Welcome to the future. It can be a disturbing place.

So what did we learn about the Vive?

We learned plenty. We spent an entire day playing games and talking to developers about the system, and there is more coverage coming throughout the week. This was a dense event with many demos and insights about creating VR games in general and developing for the Vive in particular, and it's worth taking the time to really dig into what we saw.

Valve also told members of the press that we could expect Vive Pre units to be sent out soon, so we can begin to demo some of these games in our own offices in much greater detail.

What was most interesting about the day's demos was the fact that nearly all of them used the Vive wands in interesting and even necessary ways. Since the Vive is going to come with motion controllers as a standard part of the system, everyone who buys a Vive will be using the same control interface. That means developers will all support it as the default control mechanism, which is a huge advantage over Oculus' strategy of launching with a standard console-style gamepad before adding the Touch controllers later this year.
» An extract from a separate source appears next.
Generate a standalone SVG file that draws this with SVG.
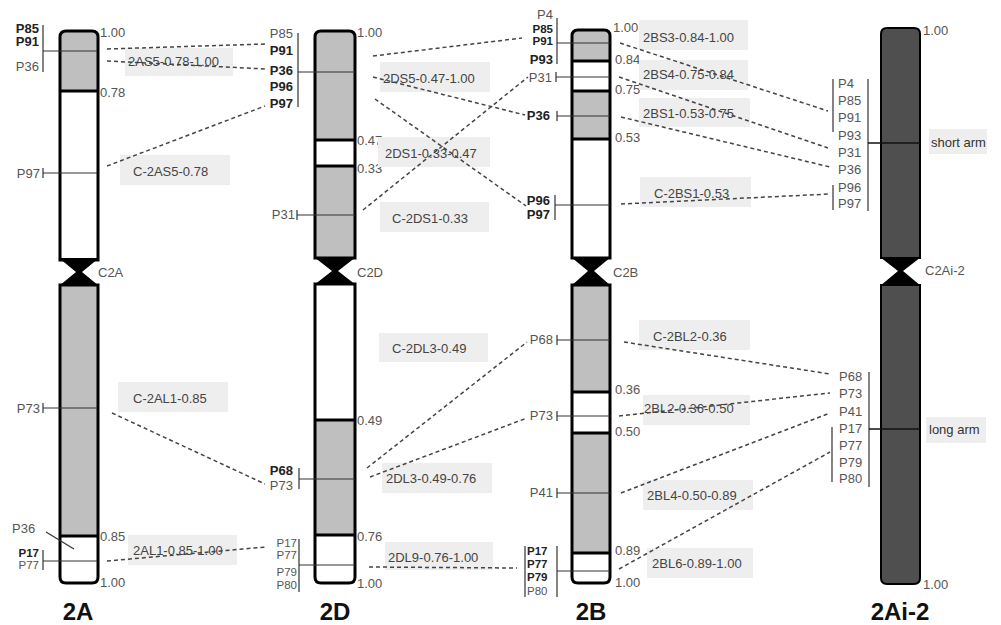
<svg xmlns="http://www.w3.org/2000/svg" width="1001" height="625" viewBox="0 0 1001 625">
<style>
text{font-family:"Liberation Sans",Arial,sans-serif;font-size:13px;fill:#555}
.b{font-weight:bold;fill:#222}
.e{text-anchor:end}
.s{font-size:11.5px}
.ttl{font-size:24px;font-weight:bold;fill:#111;text-anchor:middle}
.out{fill:none;stroke:#000;stroke-width:3}
.g{fill:#bfbfbf}
.w{fill:#fff}
.dk{fill:#4f4f4f}
.bd{stroke:#000;stroke-width:3}
.cen{fill:#000}
.mk{stroke:#333;stroke-width:1.2;fill:none}
.box{fill:#eeeeee}
.lt{fill:#444}
.arm{fill:#333}
.dash{stroke:#444;stroke-width:1.5;stroke-dasharray:4 3;fill:none}
</style>
<defs>
<clipPath id="cA1"><path d="M60,260 V37 Q60,31 66,31 H92 Q98,31 98,37 V260 Z"/></clipPath>
<clipPath id="cA2"><path d="M60,285 V577 Q60,583 66,583 H92 Q98,583 98,577 V285 Z"/></clipPath>
<clipPath id="cD1"><path d="M315,258 V37 Q315,31 321,31 H349 Q355,31 355,37 V258 Z"/></clipPath>
<clipPath id="cD2"><path d="M315,284 V577 Q315,583 321,583 H349 Q355,583 355,577 V284 Z"/></clipPath>
<clipPath id="cB1"><path d="M572,258 V36 Q572,30 578,30 H604 Q610,30 610,36 V258 Z"/></clipPath>
<clipPath id="cB2"><path d="M572,285 V577 Q572,583 578,583 H604 Q610,583 610,577 V285 Z"/></clipPath>
</defs>
<rect width="1001" height="625" fill="#fff"/>

<g id="chr-2A">
<g clip-path="url(#cA1)"><rect x="58" y="29" width="42" height="233" class="w"/><rect x="58" y="29" width="42" height="62" class="g"/></g>
<g clip-path="url(#cA2)"><rect x="58" y="283" width="42" height="302" class="g"/><rect x="58" y="536" width="42" height="49" class="w"/></g>
<line x1="60" y1="91" x2="98" y2="91" class="bd"/>
<line x1="60" y1="536" x2="98" y2="536" class="bd"/>
<polygon points="59,258 99,258 82,272 99,286 59,286 76,272" class="cen"/>
<path d="M60,260 V37 Q60,31 66,31 H92 Q98,31 98,37 V260 Z" class="out"/>
<path d="M60,285 V577 Q60,583 66,583 H92 Q98,583 98,577 V285 Z" class="out"/>
<text x="100" y="37">1.00</text>
<text x="100" y="97">0.78</text>
<text x="98" y="277">C2A</text>
<text x="100" y="541">0.85</text>
<text x="100" y="587">1.00</text>
<text x="39" y="33" class="b e">P85</text>
<text x="39" y="46" class="b e">P91</text>
<text x="39" y="71" class="e">P36</text>
<path d="M43,25 V72 M43,51 H97" class="mk"/>
<text x="40" y="178" class="e">P97</text>
<path d="M43,168 V178 M43,173 H97" class="mk"/>
<text x="40" y="413" class="e">P73</text>
<path d="M43,403 V413 M43,408 H97" class="mk"/>
<text x="12" y="533">P36</text>
<path d="M46,532 L74,549" class="mk"/>
<text x="39" y="557" class="b e s">P17</text>
<text x="39" y="569" class="e s">P77</text>
<path d="M43,550 V570 M43,561 H97" class="mk"/>
<text x="78" y="620" class="ttl">2A</text>
</g>

<g id="chr-2D">
<g clip-path="url(#cD1)"><rect x="313" y="29" width="44" height="231" class="g"/><rect x="313" y="140" width="44" height="26" class="w"/></g>
<g clip-path="url(#cD2)"><rect x="313" y="282" width="44" height="303" class="w"/><rect x="313" y="420" width="44" height="115" class="g"/></g>
<line x1="315" y1="140" x2="355" y2="140" class="bd"/>
<line x1="315" y1="166" x2="355" y2="166" class="bd"/>
<line x1="315" y1="420" x2="355" y2="420" class="bd"/>
<line x1="315" y1="535" x2="355" y2="535" class="bd"/>
<polygon points="314,257 356,257 338,271 356,285 314,285 332,271" class="cen"/>
<path d="M315,258 V37 Q315,31 321,31 H349 Q355,31 355,37 V258 Z" class="out"/>
<path d="M315,284 V577 Q315,583 321,583 H349 Q355,583 355,577 V284 Z" class="out"/>
<text x="357" y="37">1.00</text>
<text x="357" y="145">0.47</text>
<text x="357" y="173">0.33</text>
<text x="357" y="277">C2D</text>
<text x="357" y="425">0.49</text>
<text x="357" y="541">0.76</text>
<text x="357" y="588">1.00</text>
<text x="293" y="38" class="e">P85</text>
<text x="293" y="55" class="b e">P91</text>
<text x="293" y="75" class="b e">P36</text>
<text x="293" y="91" class="b e">P96</text>
<text x="293" y="108" class="b e">P97</text>
<path d="M298,33 V107 M298,72 H355" class="mk"/>
<text x="295" y="219" class="e">P31</text>
<path d="M297,210 V220 M297,215 H355" class="mk"/>
<text x="293" y="475" class="b e">P68</text>
<text x="293" y="490" class="e">P73</text>
<path d="M299,468 V489 M299,479 H355" class="mk"/>
<text x="297" y="547" class="e s">P17</text>
<text x="297" y="559" class="e s">P77</text>
<text x="297" y="576" class="e s">P79</text>
<text x="297" y="589" class="e s">P80</text>
<path d="M299,539 V592 M299,565 H355" class="mk"/>
<text x="335" y="620" class="ttl">2D</text>
</g>

<g id="chr-2B">
<g clip-path="url(#cB1)"><rect x="570" y="28" width="42" height="232" class="w"/><rect x="570" y="28" width="42" height="33" class="g"/><rect x="570" y="91" width="42" height="48" class="g"/></g>
<g clip-path="url(#cB2)"><rect x="570" y="283" width="42" height="302" class="g"/><rect x="570" y="392" width="42" height="41" class="w"/><rect x="570" y="553" width="42" height="32" class="w"/></g>
<line x1="572" y1="61" x2="610" y2="61" class="bd"/>
<line x1="572" y1="91" x2="610" y2="91" class="bd"/>
<line x1="572" y1="139" x2="610" y2="139" class="bd"/>
<line x1="572" y1="392" x2="610" y2="392" class="bd"/>
<line x1="572" y1="433" x2="610" y2="433" class="bd"/>
<line x1="572" y1="553" x2="610" y2="553" class="bd"/>
<polygon points="571,257 611,257 594,271 611,286 571,286 588,271" class="cen"/>
<path d="M572,258 V36 Q572,30 578,30 H604 Q610,30 610,36 V258 Z" class="out"/>
<path d="M572,285 V577 Q572,583 578,583 H604 Q610,583 610,577 V285 Z" class="out"/>
<text x="613" y="32">1.00</text>
<text x="615" y="64">0.84</text>
<text x="615" y="94">0.75</text>
<text x="615" y="142">0.53</text>
<text x="613" y="277">C2B</text>
<text x="615" y="394">0.36</text>
<text x="615" y="436">0.50</text>
<text x="615" y="555">0.89</text>
<text x="615" y="587">1.00</text>
<text x="553" y="19" class="e">P4</text>
<text x="553" y="33" class="b e s">P85</text>
<text x="553" y="45" class="b e s">P91</text>
<text x="553" y="64" class="b e">P93</text>
<path d="M557,18 V64 M557,43 H610" class="mk"/>
<text x="552" y="82" class="e">P31</text>
<path d="M556,72 V82 M556,77 H610" class="mk"/>
<text x="550" y="120" class="b e">P36</text>
<path d="M557,111 V121 M557,116 H610" class="mk"/>
<text x="550" y="205" class="b e">P96</text>
<text x="550" y="219" class="b e">P97</text>
<path d="M555,195 V220 M555,205 H610" class="mk"/>
<text x="553" y="344" class="e">P68</text>
<path d="M557,335 V345 M557,340 H610" class="mk"/>
<text x="553" y="420" class="e">P73</text>
<path d="M557,411 V421 M557,416 H610" class="mk"/>
<text x="553" y="497" class="e">P41</text>
<path d="M557,488 V498 M557,493 H610" class="mk"/>
<text x="527" y="555" class="b s">P17</text>
<text x="527" y="568" class="b s">P77</text>
<text x="527" y="581" class="b s">P79</text>
<text x="527" y="595" class="s">P80</text>
<path d="M525,546 V597 M557,546 V597 M557,571 H610" class="mk"/>
<text x="591" y="620" class="ttl">2B</text>
</g>

<g id="chr-2Ai-2">
<path d="M881,258 V34 Q881,28 887,28 H914 Q920,28 920,34 V258 Z" class="dk" stroke="#000" stroke-width="2"/>
<path d="M881,285 V578 Q881,584 887,584 H914 Q920,584 920,578 V285 Z" class="dk" stroke="#000" stroke-width="2"/>
<polygon points="880,257 921,257 903,271 921,286 880,286 898,271" class="cen"/>
<text x="923" y="35">1.00</text>
<text x="925" y="275">C2Ai-2</text>
<text x="923" y="589">1.00</text>
<text x="838" y="88">P4</text>
<text x="838" y="105">P85</text>
<text x="838" y="122">P91</text>
<text x="838" y="140">P93</text>
<text x="838" y="157">P31</text>
<text x="838" y="174">P36</text>
<text x="838" y="192">P96</text>
<text x="838" y="208">P97</text>
<path d="M833,79 V132 M833,185 V210 M868,79 V211" class="mk"/>
<line x1="868" y1="143" x2="920" y2="143" stroke="#111" stroke-width="1.3"/>
<rect x="929" y="129" width="58" height="25" class="box"/>
<text x="931" y="147" class="arm">short arm</text>
<text x="839" y="381">P68</text>
<text x="839" y="398">P73</text>
<text x="839" y="416">P41</text>
<text x="839" y="433">P17</text>
<text x="839" y="450">P77</text>
<text x="839" y="467">P79</text>
<text x="839" y="483">P80</text>
<path d="M869,372 V487 M832,427 V482" class="mk"/>
<line x1="869" y1="429" x2="920" y2="429" stroke="#111" stroke-width="1.3"/>
<rect x="926" y="417" width="60" height="26" class="box"/>
<text x="929" y="434" class="arm">long arm</text>
<text x="900" y="620" class="ttl">2Ai-2</text>
</g>

<g id="labels">
<rect x="125" y="48" width="108" height="28" class="box"/><text x="128" y="66" class="lt">2AS5-0.78-1.00</text>
<rect x="120" y="155" width="110" height="30" class="box"/><text x="133" y="176" class="lt">C-2AS5-0.78</text>
<rect x="118" y="382" width="110" height="30" class="box"/><text x="133" y="403" class="lt">C-2AL1-0.85</text>
<rect x="128" y="535" width="109" height="30" class="box"/><text x="133" y="555" class="lt">2AL1-0.85-1.00</text>
<rect x="380" y="62" width="110" height="30" class="box"/><text x="383" y="83" class="lt">2DS5-0.47-1.00</text>
<rect x="378" y="137" width="112" height="30" class="box"/><text x="385" y="158" class="lt">2DS1-0.33-0.47</text>
<rect x="380" y="202" width="109" height="30" class="box"/><text x="392" y="223" class="lt">C-2DS1-0.33</text>
<rect x="379" y="333" width="109" height="29" class="box"/><text x="392" y="353" class="lt">C-2DL3-0.49</text>
<rect x="382" y="463" width="110" height="30" class="box"/><text x="386" y="483" class="lt">2DL3-0.49-0.76</text>
<rect x="385" y="542" width="108" height="28" class="box"/><text x="388" y="562" class="lt">2DL9-0.76-1.00</text>
<rect x="639" y="20" width="109" height="30" class="box"/><text x="643" y="42" class="lt">2BS3-0.84-1.00</text>
<rect x="639" y="60" width="109" height="30" class="box"/><text x="643" y="79" class="lt">2BS4-0.75-0.84</text>
<rect x="639" y="98" width="111" height="29" class="box"/><text x="643" y="118" class="lt">2BS1-0.53-0.75</text>
<rect x="640" y="177" width="111" height="30" class="box"/><text x="654" y="198" class="lt">C-2BS1-0.53</text>
<rect x="639" y="320" width="111" height="30" class="box"/><text x="653" y="341" class="lt">C-2BL2-0.36</text>
<rect x="643" y="395" width="107" height="30" class="box"/><text x="644" y="413" class="lt">2BL2-0.36-0.50</text>
<rect x="643" y="480" width="110" height="30" class="box"/><text x="647" y="500" class="lt">2BL4-0.50-0.89</text>
<rect x="647" y="548" width="106" height="30" class="box"/><text x="652" y="568" class="lt">2BL6-0.89-1.00</text>
</g>

<g id="connectors">
<line x1="107" y1="49" x2="265" y2="44" class="dash"/>
<line x1="107" y1="61" x2="266" y2="69" class="dash"/>
<line x1="107" y1="166" x2="265" y2="106" class="dash"/>
<line x1="112" y1="413" x2="265" y2="484" class="dash"/>
<line x1="107" y1="561" x2="266" y2="547" class="dash"/>
<line x1="373" y1="56" x2="522" y2="38" class="dash"/>
<line x1="373" y1="77" x2="525" y2="115" class="dash"/>
<line x1="375" y1="99" x2="526" y2="206" class="dash"/>
<line x1="363" y1="210" x2="528" y2="77" class="dash"/>
<line x1="367" y1="468" x2="527" y2="342" class="dash"/>
<line x1="370" y1="477" x2="527" y2="418" class="dash"/>
<line x1="369" y1="567" x2="517" y2="568" class="dash"/>
<line x1="620" y1="43" x2="828" y2="111" class="dash"/>
<line x1="619" y1="77" x2="828" y2="148" class="dash"/>
<line x1="621" y1="117" x2="830" y2="167" class="dash"/>
<line x1="621" y1="204" x2="830" y2="194" class="dash"/>
<line x1="624" y1="342" x2="830" y2="374" class="dash"/>
<line x1="619" y1="416" x2="830" y2="393" class="dash"/>
<line x1="621" y1="493" x2="830" y2="413" class="dash"/>
<line x1="619" y1="569" x2="830" y2="452" class="dash"/>
</g>
</svg>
That makes all the difference. The games I played at the event all benefited greatly from the use of motion controls, offering experiences and emotions that would be hard, if not impossible, to replicate on a standard screen or even in VR with a standard controller.

In a war of VR platforms, the Vive is more or less shipping as a complete holodeck. The Rift will launch as a product that may feel, compared to these games, incomplete.